------ PROVIDED DATA

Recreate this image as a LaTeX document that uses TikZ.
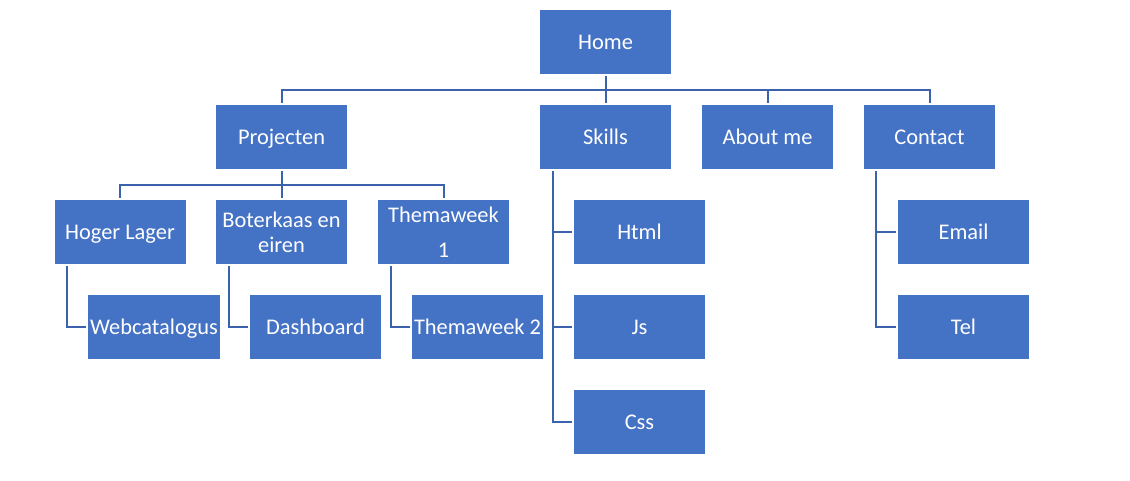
\documentclass[tikz,border=0pt]{standalone}
\usepackage{fontspec}
\setmainfont{Carlito}
\usetikzlibrary{calc}
\definecolor{boxblue}{HTML}{4472C4}
\definecolor{lineblue}{HTML}{3A62AD}
\begin{document}
\begin{tikzpicture}[x=0.5pt,y=-0.5pt,
  box/.style={fill=boxblue,draw=none,text=white,minimum width=65.5pt,minimum height=32pt,
    inner sep=1pt,outer sep=1.2pt,align=center,font=\fontsize{11.2pt}{12.5pt}\selectfont},
  one/.style={text height=9pt,text depth=1.4pt},
  conn/.style={draw=lineblue,line width=1pt}]
\useasboundingbox (0,0) rectangle (1130,481);
\node[box,one] (home) at (605.5,42) {Home};
\node[box,one] (proj) at (281.5,137) {Projecten};
\node[box,one] (skills) at (605.5,137) {Skills};
\node[box,one] (about) at (767.5,137) {About me};
\node[box,one] (contact) at (929.5,137) {Contact};
\node[box,one] (hoger) at (120,232) {Hoger Lager};
\node[box] (boter) at (281.5,232) {Boterkaas en\\eiren};
\node[box,font=\fontsize{11.2pt}{17.5pt}\selectfont] (thema1) at (443.5,232) {Themaweek\\1};
\node[box,one] (web) at (154,327) {Webcatalogus};
\node[box,one] (dash) at (315.5,327) {Dashboard};
\node[box,one] (thema2) at (477.5,327) {Themaweek 2};
\node[box,one] (html) at (639.5,232) {Html};
\node[box,one] (js) at (639.5,327) {Js};
\node[box,one] (css) at (639.5,422) {Css};
\node[box,one] (email) at (963.5,232) {Email};
\node[box,one] (tel) at (963.5,327) {Tel};
% level 1
\coordinate (bar1) at (605.5,90);
\draw[conn] (home.south) -- (bar1);
\draw[conn] (proj.north) |- (bar1) -| (contact.north);
\draw[conn] (skills.north) -- (skills.north |- bar1);
\draw[conn] (about.north) -- (about.north |- bar1);
% projecten
\coordinate (bar2) at (281.5,184.5);
\draw[conn] (proj.south) -- (bar2);
\draw[conn] (hoger.north) |- (bar2) -| (thema1.north);
\draw[conn] (boter.north) -- (boter.north |- bar2);
% sub children
\coordinate (h1) at (66.7,266);
\draw[conn] (h1) |- (web.west);
\coordinate (b1) at (228.7,266);
\draw[conn] (b1) |- (dash.west);
\coordinate (t1) at (390.7,266);
\draw[conn] (t1) |- (thema2.west);
% skills
\coordinate (s1) at (552.5,171);
\draw[conn] (s1) |- (css.west);
\draw[conn] (s1 |- html.west) -- (html.west);
\draw[conn] (s1 |- js.west) -- (js.west);
% contact
\coordinate (c1) at (876,171);
\draw[conn] (c1) |- (tel.west);
\draw[conn] (c1 |- email.west) -- (email.west);
\end{tikzpicture}
\end{document}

------------

Images should not appear in the copy; retype the listing above exactly.

[RESULT OF THE TASK]
Recreate this image as a LaTeX document that uses TikZ.
\documentclass[tikz,border=0pt]{standalone}
\usepackage{fontspec}
\setmainfont{Carlito}
\usetikzlibrary{calc}
\definecolor{boxblue}{HTML}{4472C4}
\definecolor{lineblue}{HTML}{3A62AD}
\begin{document}
\begin{tikzpicture}[x=0.5pt,y=-0.5pt,
  box/.style={fill=boxblue,draw=none,text=white,minimum width=65.5pt,minimum height=32pt,
    inner sep=1pt,outer sep=1.2pt,align=center,font=\fontsize{11.2pt}{12.5pt}\selectfont},
  one/.style={text height=9pt,text depth=1.4pt},
  conn/.style={draw=lineblue,line width=1pt}]
\useasboundingbox (0,0) rectangle (1130,481);
\node[box,one] (home) at (605.5,42) {Home};
\node[box,one] (proj) at (281.5,137) {Projecten};
\node[box,one] (skills) at (605.5,137) {Skills};
\node[box,one] (about) at (767.5,137) {About me};
\node[box,one] (contact) at (929.5,137) {Contact};
\node[box,one] (hoger) at (120,232) {Hoger Lager};
\node[box] (boter) at (281.5,232) {Boterkaas en\\eiren};
\node[box,font=\fontsize{11.2pt}{17.5pt}\selectfont] (thema1) at (443.5,232) {Themaweek\\1};
\node[box,one] (web) at (154,327) {Webcatalogus};
\node[box,one] (dash) at (315.5,327) {Dashboard};
\node[box,one] (thema2) at (477.5,327) {Themaweek 2};
\node[box,one] (html) at (639.5,232) {Html};
\node[box,one] (js) at (639.5,327) {Js};
\node[box,one] (css) at (639.5,422) {Css};
\node[box,one] (email) at (963.5,232) {Email};
\node[box,one] (tel) at (963.5,327) {Tel};
% level 1
\coordinate (bar1) at (605.5,90);
\draw[conn] (home.south) -- (bar1);
\draw[conn] (proj.north) |- (bar1) -| (contact.north);
\draw[conn] (skills.north) -- (skills.north |- bar1);
\draw[conn] (about.north) -- (about.north |- bar1);
% projecten
\coordinate (bar2) at (281.5,184.5);
\draw[conn] (proj.south) -- (bar2);
\draw[conn] (hoger.north) |- (bar2) -| (thema1.north);
\draw[conn] (boter.north) -- (boter.north |- bar2);
% sub children
\coordinate (h1) at (66.7,266);
\draw[conn] (h1) |- (web.west);
\coordinate (b1) at (228.7,266);
\draw[conn] (b1) |- (dash.west);
\coordinate (t1) at (390.7,266);
\draw[conn] (t1) |- (thema2.west);
% skills
\coordinate (s1) at (552.5,171);
\draw[conn] (s1) |- (css.west);
\draw[conn] (s1 |- html.west) -- (html.west);
\draw[conn] (s1 |- js.west) -- (js.west);
% contact
\coordinate (c1) at (876,171);
\draw[conn] (c1) |- (tel.west);
\draw[conn] (c1 |- email.west) -- (email.west);
\end{tikzpicture}
\end{document}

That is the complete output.